» **AIM OF THE EXERCISE**: Restate the data below word for word. Skip any images it contains.

» **SUPPLIED INFORMATION**:
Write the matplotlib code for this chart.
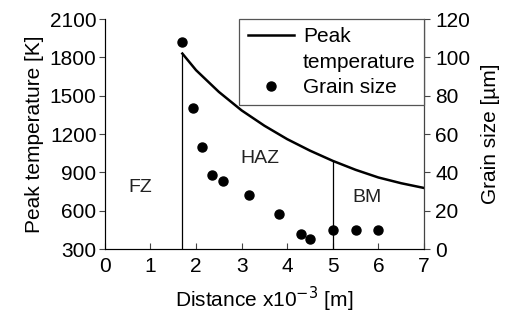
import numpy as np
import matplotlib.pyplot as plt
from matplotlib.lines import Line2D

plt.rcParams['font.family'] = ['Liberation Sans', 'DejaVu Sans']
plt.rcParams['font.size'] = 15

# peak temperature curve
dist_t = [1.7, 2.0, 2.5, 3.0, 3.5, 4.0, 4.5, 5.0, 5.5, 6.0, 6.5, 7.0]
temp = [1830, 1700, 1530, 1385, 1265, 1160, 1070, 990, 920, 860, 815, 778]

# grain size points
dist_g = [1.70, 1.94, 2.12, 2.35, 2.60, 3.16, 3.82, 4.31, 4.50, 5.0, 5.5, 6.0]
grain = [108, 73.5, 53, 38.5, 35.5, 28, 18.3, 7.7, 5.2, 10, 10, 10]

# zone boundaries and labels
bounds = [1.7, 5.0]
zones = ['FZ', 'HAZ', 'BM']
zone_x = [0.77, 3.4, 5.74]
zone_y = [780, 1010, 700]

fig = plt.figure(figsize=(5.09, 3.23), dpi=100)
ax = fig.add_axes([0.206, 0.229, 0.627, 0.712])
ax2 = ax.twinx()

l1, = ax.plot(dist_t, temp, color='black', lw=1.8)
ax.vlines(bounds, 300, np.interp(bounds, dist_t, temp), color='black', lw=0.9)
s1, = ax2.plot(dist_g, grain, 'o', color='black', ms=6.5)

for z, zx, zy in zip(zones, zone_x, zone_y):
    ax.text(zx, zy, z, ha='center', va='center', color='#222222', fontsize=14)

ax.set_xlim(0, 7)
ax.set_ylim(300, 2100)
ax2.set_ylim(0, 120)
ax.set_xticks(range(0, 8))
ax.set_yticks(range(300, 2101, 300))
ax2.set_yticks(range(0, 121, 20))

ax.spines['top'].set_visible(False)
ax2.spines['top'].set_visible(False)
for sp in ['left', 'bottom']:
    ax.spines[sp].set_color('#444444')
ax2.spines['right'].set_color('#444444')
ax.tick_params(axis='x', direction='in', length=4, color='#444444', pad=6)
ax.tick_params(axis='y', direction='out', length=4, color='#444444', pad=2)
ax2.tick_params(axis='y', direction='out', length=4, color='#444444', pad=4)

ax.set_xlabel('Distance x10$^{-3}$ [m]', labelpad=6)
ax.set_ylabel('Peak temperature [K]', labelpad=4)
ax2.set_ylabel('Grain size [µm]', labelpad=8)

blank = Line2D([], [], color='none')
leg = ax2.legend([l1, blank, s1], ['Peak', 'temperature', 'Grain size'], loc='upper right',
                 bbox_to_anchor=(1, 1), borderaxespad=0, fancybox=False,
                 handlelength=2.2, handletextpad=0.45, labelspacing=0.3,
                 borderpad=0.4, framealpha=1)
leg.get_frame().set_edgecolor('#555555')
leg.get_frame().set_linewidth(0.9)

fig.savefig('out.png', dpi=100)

» **FULL SOLUTION**:
Write the matplotlib code for this chart.
import numpy as np
import matplotlib.pyplot as plt
from matplotlib.lines import Line2D

plt.rcParams['font.family'] = ['Liberation Sans', 'DejaVu Sans']
plt.rcParams['font.size'] = 15

# peak temperature curve
dist_t = [1.7, 2.0, 2.5, 3.0, 3.5, 4.0, 4.5, 5.0, 5.5, 6.0, 6.5, 7.0]
temp = [1830, 1700, 1530, 1385, 1265, 1160, 1070, 990, 920, 860, 815, 778]

# grain size points
dist_g = [1.70, 1.94, 2.12, 2.35, 2.60, 3.16, 3.82, 4.31, 4.50, 5.0, 5.5, 6.0]
grain = [108, 73.5, 53, 38.5, 35.5, 28, 18.3, 7.7, 5.2, 10, 10, 10]

# zone boundaries and labels
bounds = [1.7, 5.0]
zones = ['FZ', 'HAZ', 'BM']
zone_x = [0.77, 3.4, 5.74]
zone_y = [780, 1010, 700]

fig = plt.figure(figsize=(5.09, 3.23), dpi=100)
ax = fig.add_axes([0.206, 0.229, 0.627, 0.712])
ax2 = ax.twinx()

l1, = ax.plot(dist_t, temp, color='black', lw=1.8)
ax.vlines(bounds, 300, np.interp(bounds, dist_t, temp), color='black', lw=0.9)
s1, = ax2.plot(dist_g, grain, 'o', color='black', ms=6.5)

for z, zx, zy in zip(zones, zone_x, zone_y):
    ax.text(zx, zy, z, ha='center', va='center', color='#222222', fontsize=14)

ax.set_xlim(0, 7)
ax.set_ylim(300, 2100)
ax2.set_ylim(0, 120)
ax.set_xticks(range(0, 8))
ax.set_yticks(range(300, 2101, 300))
ax2.set_yticks(range(0, 121, 20))

ax.spines['top'].set_visible(False)
ax2.spines['top'].set_visible(False)
for sp in ['left', 'bottom']:
    ax.spines[sp].set_color('#444444')
ax2.spines['right'].set_color('#444444')
ax.tick_params(axis='x', direction='in', length=4, color='#444444', pad=6)
ax.tick_params(axis='y', direction='out', length=4, color='#444444', pad=2)
ax2.tick_params(axis='y', direction='out', length=4, color='#444444', pad=4)

ax.set_xlabel('Distance x10$^{-3}$ [m]', labelpad=6)
ax.set_ylabel('Peak temperature [K]', labelpad=4)
ax2.set_ylabel('Grain size [µm]', labelpad=8)

blank = Line2D([], [], color='none')
leg = ax2.legend([l1, blank, s1], ['Peak', 'temperature', 'Grain size'], loc='upper right',
                 bbox_to_anchor=(1, 1), borderaxespad=0, fancybox=False,
                 handlelength=2.2, handletextpad=0.45, labelspacing=0.3,
                 borderpad=0.4, framealpha=1)
leg.get_frame().set_edgecolor('#555555')
leg.get_frame().set_linewidth(0.9)

fig.savefig('out.png', dpi=100)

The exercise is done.